I respectfully dissent because the facts established do not compel, as a matter of law, the conclusion that insured notified the insurer “as soon as practicable.” This condition in the policy, which must be met *264before the insurer is obligated to defend a tortfeasor suit and to pay a claim, cannot conclusively be said to have been met here.

Decided May 6, 1987 Rehearing denied June 9, 1987 Michael L. Wetzel, for appellant. Charles 0. Gignilliat, Richard B. Russell III, John E. Stell, Jr., Jack C. Bell, for appellees.

Notice was given about 14 months after the collision and was triggered by receiving a claim from the other driver’s attorney. Insured had not reported it to the insurer earlier because it made the judgment that the incident was trivial, although it had no assurance that there would be no claim made against it or its driver. Yet there was damage to the other vehicle and the driver in deposition stated that he believed he told the insured’s driver that he was “shook up and had a stiff neck” but thought he was all right. The police were called at the insistence of the insured’s driver, who believed the matter significant enough to wait approximately two hours for them. He also believed it of enough consequence to be bound to notify his employer. The police filed a report but charged no one with a traffic violation.
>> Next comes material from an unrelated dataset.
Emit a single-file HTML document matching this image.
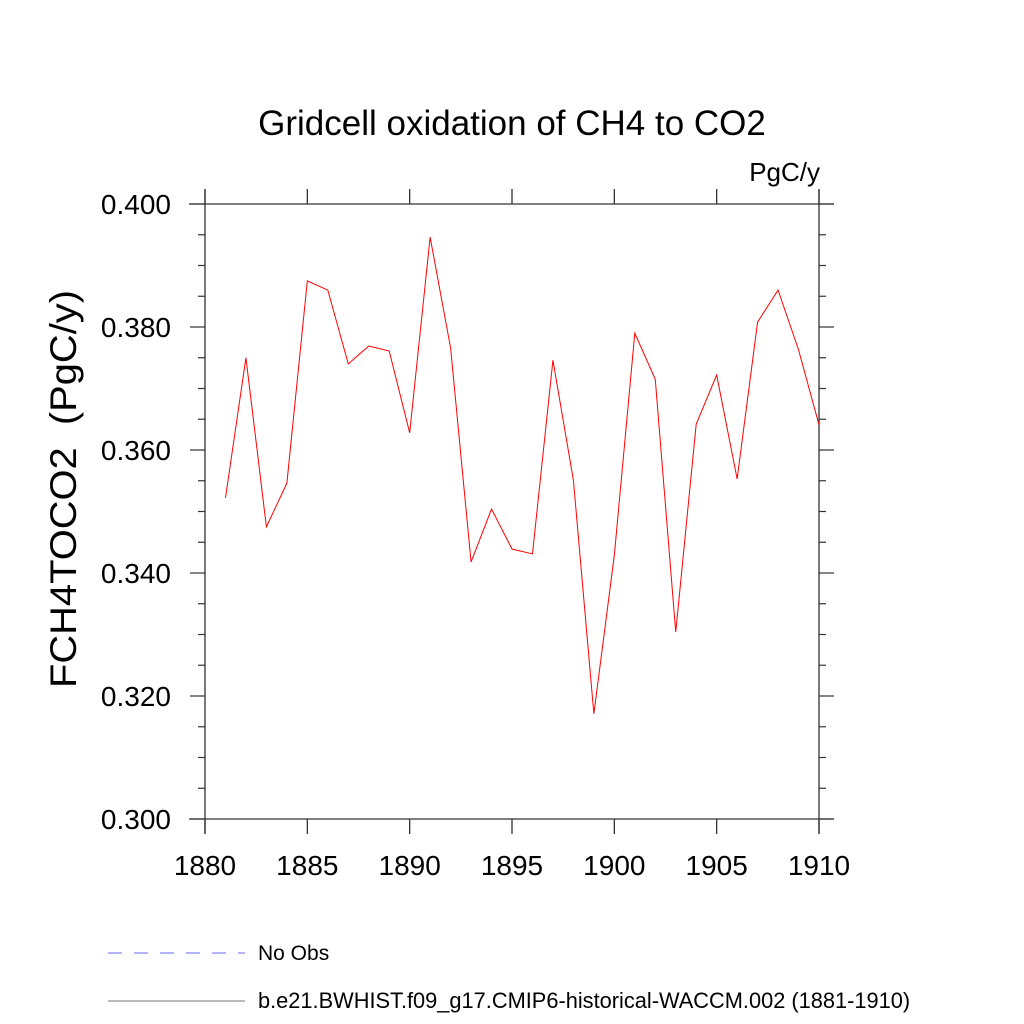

“The time limitations in policies of insurance requiring a report of incident ‘as soon as practicable’ are subject to a factual determination. ‘The questions of the sufficiency of the excuse offered, and the diligence of the beneficiary in giving the notice after the removal of the disability, are generally questions of fact, to be determined by the jury, according to the nature and circumstances of each individual case.’ [Cits.]” Norfolk &c. Ins. Co. v. Cumbaa, 128 Ga. App. 196, 198-199 (2) (196 SE2d 167) (1973). See also North East Ins. Co. v. Townsend, 169 Ga. App. 886 (315 SE2d 463) (1984).

I would reverse the judgment of the trial court and remand with direction that the question be submitted to the factfinder, in that neither plaintiff nor defendants are entitled to summary judgment.

I am authorized to state that Presiding Judge Deen and Presiding Judge Banke join in this dissent.